ここで数年生き続けていることに、我ながら驚きを覚える。
帰り際、エレベーターが来たので乗り込もうとすると、降りる人がいたので、私は
「あ、すいませーん!」
と言った。ダウンコートを着ながら。
たったそれだけだったのに、何かが気に入らなかったのだろう、
そのヒョロヒョロとしたパーマ頭の男は、すれ違いざまに斜めに伸ばした右手を口元に置いて、私に向かってこう言った。
「ヤバイ人!」
その男とは面識はなく、その男と一緒にいためがねの男は元同じチームだったのだが、その発言を聞いて、ただ苦笑するだけだった。そしてふたりは何もなかったかのように去っていった。
この会社に入ってから、幾度となく経験した、この絶望的な瞬間。
こういうことをしてくる人間は、ひとりやふたりではない。
私は典型的な内弁慶で、会社では基本的に静かに仕事をしている。私に肩書きがなく、会社内でパワーもないと踏んでの行動なのだろう。
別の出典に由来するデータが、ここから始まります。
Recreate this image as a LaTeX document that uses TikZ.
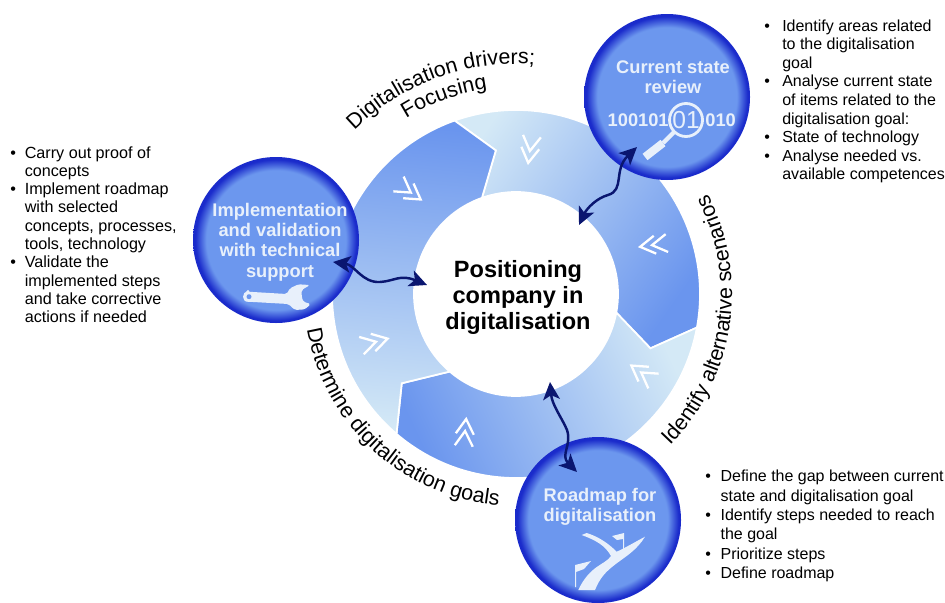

こういった嫌がらせをしてくるのはひとまわり以上も下の、“顔”か“若さ”しか取り柄のないような女子がほとんどだったが、男がしてくるのはめずらしかった。
「あなたの会社、終わってますよ。全然ダイバーシティじゃないですよ」
ダイバーシティを謳う会社のトップに、何度メールしようと思ったかわからない。
でも私は知っている。そんなことしたらこちら側が蹴落とされかねないことを。
だから黙ってスルーするのが一番害が少ないのだ。
私は小さい頃から何かが人と違ったらしく、異人種のように扱われることそのものには慣れているのだが、ここまで悪意ある行為を露骨に見せてくる人種がいるのは、この会社が初めてだった。
今までは小さな事務所や、制作会社などが多く、だいたいの人はみんな優しく、フェアだったように思う。ついに上場企業に入れたと思ったらこれである。
上場企業なのにというより、上場企業だからこそなのだろう。
お金が中途半端にあると、人間の精神というのは平気で歪んでいく。
でも私は絶対に辞めない、と決めている。
辞めることは、負けなのだ。
家族と生きるために、私はここで働き続ける。